**Exercise objective**
Locate each line of the material that contains "this", then return it.

**Records shown**
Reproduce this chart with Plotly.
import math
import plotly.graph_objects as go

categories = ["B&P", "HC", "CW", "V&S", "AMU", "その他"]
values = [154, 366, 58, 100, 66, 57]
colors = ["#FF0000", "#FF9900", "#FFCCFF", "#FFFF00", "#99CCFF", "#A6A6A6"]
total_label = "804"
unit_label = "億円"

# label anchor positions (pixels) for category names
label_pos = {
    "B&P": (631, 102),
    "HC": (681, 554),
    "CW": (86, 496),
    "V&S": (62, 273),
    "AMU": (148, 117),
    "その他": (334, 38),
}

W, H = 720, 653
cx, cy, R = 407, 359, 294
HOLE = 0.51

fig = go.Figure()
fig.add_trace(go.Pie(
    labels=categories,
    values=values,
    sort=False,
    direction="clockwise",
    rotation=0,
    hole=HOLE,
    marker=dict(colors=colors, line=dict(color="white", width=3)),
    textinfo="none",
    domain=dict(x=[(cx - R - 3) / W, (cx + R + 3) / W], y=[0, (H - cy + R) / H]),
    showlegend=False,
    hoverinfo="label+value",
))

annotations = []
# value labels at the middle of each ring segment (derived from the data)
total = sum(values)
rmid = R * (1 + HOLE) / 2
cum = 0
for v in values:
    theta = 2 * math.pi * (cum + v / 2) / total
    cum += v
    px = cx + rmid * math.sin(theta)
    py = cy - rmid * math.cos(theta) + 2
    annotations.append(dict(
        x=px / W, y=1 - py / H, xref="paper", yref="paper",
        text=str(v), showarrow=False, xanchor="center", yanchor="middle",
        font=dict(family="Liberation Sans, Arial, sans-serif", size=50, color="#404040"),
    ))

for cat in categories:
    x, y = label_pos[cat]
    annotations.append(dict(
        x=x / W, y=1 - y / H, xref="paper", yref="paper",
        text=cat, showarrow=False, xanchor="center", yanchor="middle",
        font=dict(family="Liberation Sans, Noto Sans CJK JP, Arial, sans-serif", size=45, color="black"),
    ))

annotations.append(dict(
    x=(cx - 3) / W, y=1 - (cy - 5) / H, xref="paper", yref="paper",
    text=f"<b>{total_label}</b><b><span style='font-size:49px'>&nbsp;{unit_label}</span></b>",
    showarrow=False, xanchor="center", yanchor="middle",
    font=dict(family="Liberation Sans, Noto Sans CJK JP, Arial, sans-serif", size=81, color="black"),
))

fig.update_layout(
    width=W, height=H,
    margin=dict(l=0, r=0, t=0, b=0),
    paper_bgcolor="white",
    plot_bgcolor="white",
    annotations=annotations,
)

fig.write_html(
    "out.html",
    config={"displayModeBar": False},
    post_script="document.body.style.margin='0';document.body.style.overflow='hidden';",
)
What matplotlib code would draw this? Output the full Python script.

**Response**
Reproduce this chart with Plotly.
What matplotlib code would draw this? Output the full Python script.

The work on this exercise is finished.